To be done: Copy the lines of the data below exactly, starting at the first and stopping after the line that contains "const aYTicks = [0.00, 0.01, 0.02, 0.03, 0.04, 0.05];"; include no pictures.

>> BEGIN Given material

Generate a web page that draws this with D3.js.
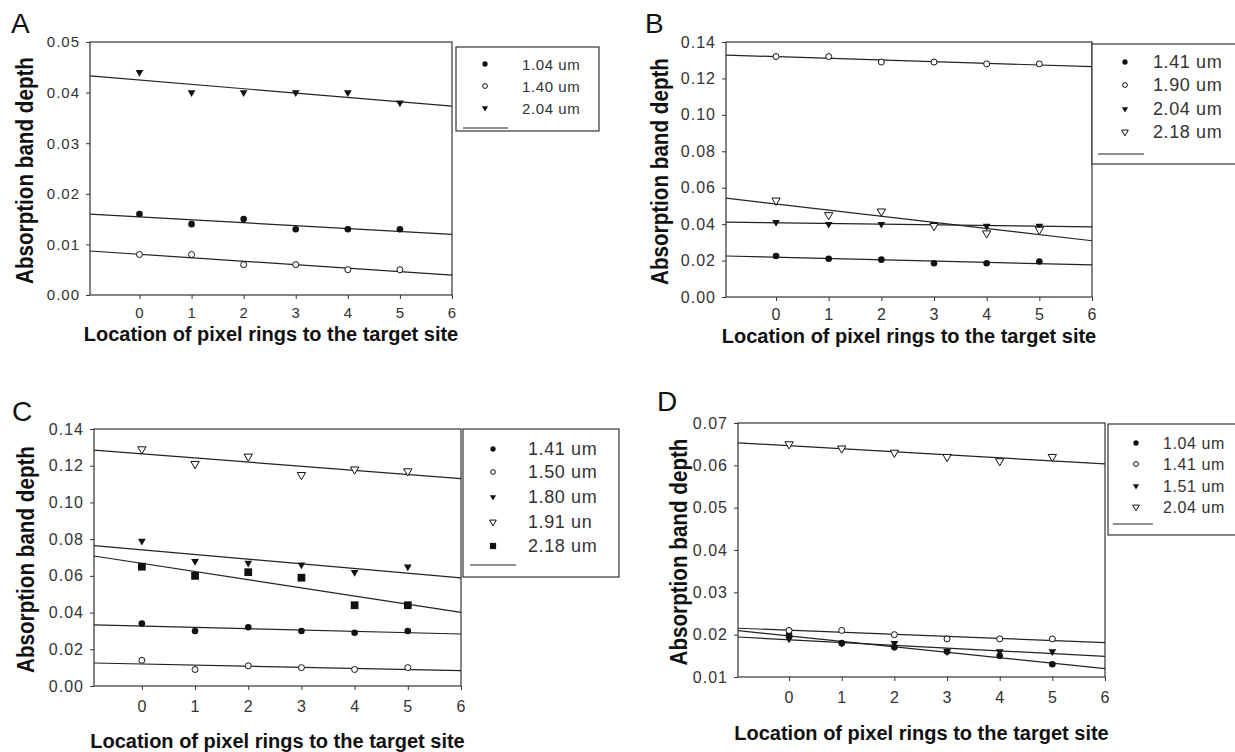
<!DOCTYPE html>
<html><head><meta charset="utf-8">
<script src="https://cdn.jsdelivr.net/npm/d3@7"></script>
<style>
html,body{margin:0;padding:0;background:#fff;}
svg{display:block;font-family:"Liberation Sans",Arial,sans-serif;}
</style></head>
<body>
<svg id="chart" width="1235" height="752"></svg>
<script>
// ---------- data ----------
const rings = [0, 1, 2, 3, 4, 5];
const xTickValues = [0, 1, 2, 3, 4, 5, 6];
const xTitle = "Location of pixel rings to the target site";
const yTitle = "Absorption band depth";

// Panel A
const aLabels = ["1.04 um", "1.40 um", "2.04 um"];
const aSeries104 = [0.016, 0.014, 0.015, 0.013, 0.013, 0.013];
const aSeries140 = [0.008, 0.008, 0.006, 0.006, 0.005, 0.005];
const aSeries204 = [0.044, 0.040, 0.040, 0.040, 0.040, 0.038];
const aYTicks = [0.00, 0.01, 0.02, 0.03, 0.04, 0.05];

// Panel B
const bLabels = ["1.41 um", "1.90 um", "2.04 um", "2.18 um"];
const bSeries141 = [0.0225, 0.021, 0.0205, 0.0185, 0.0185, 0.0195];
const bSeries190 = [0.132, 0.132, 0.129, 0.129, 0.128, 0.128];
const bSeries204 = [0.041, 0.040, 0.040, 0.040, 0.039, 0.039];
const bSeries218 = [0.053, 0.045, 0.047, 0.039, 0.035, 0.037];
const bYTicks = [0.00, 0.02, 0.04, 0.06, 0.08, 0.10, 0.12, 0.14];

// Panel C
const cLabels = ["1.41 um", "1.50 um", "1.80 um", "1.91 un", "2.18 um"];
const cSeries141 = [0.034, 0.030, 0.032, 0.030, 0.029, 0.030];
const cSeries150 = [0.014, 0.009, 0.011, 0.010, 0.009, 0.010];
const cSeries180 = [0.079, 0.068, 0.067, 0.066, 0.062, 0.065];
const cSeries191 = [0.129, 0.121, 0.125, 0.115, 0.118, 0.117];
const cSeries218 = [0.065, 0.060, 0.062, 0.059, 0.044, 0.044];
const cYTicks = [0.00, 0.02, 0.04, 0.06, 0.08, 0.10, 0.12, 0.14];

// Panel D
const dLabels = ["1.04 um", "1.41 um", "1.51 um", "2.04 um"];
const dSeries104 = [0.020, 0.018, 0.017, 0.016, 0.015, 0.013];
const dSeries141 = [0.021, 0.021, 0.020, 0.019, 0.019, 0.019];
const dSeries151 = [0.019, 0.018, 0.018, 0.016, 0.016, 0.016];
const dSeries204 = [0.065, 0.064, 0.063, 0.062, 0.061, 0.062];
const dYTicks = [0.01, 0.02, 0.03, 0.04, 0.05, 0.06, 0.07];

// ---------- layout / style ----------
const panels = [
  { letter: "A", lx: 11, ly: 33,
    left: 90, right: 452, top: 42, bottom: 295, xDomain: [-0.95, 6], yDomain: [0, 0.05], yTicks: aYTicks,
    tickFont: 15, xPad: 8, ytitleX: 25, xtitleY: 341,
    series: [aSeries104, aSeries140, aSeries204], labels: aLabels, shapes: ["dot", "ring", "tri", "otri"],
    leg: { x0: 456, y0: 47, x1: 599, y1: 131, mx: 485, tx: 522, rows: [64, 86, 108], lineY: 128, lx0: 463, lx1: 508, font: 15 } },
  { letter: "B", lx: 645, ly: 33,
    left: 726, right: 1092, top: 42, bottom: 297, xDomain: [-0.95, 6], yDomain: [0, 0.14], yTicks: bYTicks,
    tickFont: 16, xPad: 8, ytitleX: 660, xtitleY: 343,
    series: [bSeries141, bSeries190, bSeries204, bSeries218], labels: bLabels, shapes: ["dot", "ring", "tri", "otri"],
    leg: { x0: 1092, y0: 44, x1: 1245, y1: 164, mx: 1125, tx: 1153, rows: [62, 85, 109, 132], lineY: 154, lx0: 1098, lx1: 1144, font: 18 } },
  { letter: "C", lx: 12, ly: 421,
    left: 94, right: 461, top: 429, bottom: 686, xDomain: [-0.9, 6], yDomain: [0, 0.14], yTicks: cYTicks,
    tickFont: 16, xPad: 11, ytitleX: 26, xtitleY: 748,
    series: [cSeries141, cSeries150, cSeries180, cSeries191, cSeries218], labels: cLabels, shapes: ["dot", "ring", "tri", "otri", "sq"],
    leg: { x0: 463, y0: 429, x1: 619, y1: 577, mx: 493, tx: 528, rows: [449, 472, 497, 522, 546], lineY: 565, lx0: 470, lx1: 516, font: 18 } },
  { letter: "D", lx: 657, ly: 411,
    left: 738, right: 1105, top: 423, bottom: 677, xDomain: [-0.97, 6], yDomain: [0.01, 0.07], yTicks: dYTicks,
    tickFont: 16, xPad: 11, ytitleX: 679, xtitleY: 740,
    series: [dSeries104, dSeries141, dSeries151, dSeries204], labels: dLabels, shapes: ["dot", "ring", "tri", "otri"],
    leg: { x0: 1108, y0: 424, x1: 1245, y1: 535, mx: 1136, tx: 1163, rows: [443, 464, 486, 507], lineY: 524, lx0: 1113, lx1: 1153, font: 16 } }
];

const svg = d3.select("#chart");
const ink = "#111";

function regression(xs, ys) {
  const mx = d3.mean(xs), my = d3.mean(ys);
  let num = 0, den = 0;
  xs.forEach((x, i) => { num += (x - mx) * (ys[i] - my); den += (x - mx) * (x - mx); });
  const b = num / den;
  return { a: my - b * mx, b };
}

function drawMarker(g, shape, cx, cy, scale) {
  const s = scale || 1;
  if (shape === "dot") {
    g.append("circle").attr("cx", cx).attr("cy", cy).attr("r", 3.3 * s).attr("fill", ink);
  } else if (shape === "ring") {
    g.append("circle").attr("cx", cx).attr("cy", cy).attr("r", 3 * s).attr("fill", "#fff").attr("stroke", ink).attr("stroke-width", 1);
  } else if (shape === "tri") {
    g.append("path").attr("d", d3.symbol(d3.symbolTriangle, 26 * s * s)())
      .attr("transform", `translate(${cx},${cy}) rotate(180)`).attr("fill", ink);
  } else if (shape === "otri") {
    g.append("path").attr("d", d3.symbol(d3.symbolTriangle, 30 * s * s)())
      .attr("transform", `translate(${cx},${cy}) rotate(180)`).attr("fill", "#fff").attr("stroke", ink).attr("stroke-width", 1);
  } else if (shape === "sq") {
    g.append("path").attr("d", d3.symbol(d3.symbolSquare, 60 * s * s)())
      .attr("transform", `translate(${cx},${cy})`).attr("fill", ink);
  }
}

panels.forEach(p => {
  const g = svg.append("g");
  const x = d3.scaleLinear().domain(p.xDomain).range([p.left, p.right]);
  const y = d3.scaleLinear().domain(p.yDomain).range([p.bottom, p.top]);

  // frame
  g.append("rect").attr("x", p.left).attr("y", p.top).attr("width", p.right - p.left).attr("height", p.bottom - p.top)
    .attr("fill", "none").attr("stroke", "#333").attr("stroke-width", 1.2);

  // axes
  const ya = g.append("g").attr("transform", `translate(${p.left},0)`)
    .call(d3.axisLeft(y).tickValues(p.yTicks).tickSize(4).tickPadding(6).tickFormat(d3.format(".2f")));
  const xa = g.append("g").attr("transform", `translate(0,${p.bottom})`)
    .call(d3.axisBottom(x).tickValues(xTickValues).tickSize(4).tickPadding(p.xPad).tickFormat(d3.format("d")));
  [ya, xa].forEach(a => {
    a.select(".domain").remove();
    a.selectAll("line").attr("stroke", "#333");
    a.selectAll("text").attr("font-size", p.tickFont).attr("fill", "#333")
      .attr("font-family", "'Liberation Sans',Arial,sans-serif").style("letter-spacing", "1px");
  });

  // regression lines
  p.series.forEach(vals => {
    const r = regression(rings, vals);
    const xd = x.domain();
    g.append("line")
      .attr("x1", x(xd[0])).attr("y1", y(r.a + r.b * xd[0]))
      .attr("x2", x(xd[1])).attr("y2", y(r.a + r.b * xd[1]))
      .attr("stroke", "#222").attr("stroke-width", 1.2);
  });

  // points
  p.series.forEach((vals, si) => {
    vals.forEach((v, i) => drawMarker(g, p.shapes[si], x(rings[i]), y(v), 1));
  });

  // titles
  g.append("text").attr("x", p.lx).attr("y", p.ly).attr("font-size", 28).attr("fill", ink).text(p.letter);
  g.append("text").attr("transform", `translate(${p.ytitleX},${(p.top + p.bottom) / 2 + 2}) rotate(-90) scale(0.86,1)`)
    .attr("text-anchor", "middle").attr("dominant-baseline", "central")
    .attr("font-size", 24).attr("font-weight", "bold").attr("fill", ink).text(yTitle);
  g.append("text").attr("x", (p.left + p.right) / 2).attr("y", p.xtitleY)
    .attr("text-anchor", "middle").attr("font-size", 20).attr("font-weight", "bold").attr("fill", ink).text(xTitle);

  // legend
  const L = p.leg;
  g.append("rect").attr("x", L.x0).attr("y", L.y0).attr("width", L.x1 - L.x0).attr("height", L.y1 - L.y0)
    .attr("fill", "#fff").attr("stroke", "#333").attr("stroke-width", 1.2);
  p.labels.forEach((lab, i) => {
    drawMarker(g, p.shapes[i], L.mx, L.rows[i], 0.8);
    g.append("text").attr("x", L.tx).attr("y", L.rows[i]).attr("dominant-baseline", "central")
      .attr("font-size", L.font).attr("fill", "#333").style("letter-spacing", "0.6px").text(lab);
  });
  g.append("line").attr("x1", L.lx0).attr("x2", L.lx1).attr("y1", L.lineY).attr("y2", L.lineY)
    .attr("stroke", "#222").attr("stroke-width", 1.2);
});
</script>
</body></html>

>> END Given material

Solution to this problem:
Generate a web page that draws this with D3.js.
<!DOCTYPE html>
<html><head><meta charset="utf-8">
<script src="https://cdn.jsdelivr.net/npm/d3@7"></script>
<style>
html,body{margin:0;padding:0;background:#fff;}
svg{display:block;font-family:"Liberation Sans",Arial,sans-serif;}
</style></head>
<body>
<svg id="chart" width="1235" height="752"></svg>
<script>
// ---------- data ----------
const rings = [0, 1, 2, 3, 4, 5];
const xTickValues = [0, 1, 2, 3, 4, 5, 6];
const xTitle = "Location of pixel rings to the target site";
const yTitle = "Absorption band depth";

// Panel A
const aLabels = ["1.04 um", "1.40 um", "2.04 um"];
const aSeries104 = [0.016, 0.014, 0.015, 0.013, 0.013, 0.013];
const aSeries140 = [0.008, 0.008, 0.006, 0.006, 0.005, 0.005];
const aSeries204 = [0.044, 0.040, 0.040, 0.040, 0.040, 0.038];
const aYTicks = [0.00, 0.01, 0.02, 0.03, 0.04, 0.05];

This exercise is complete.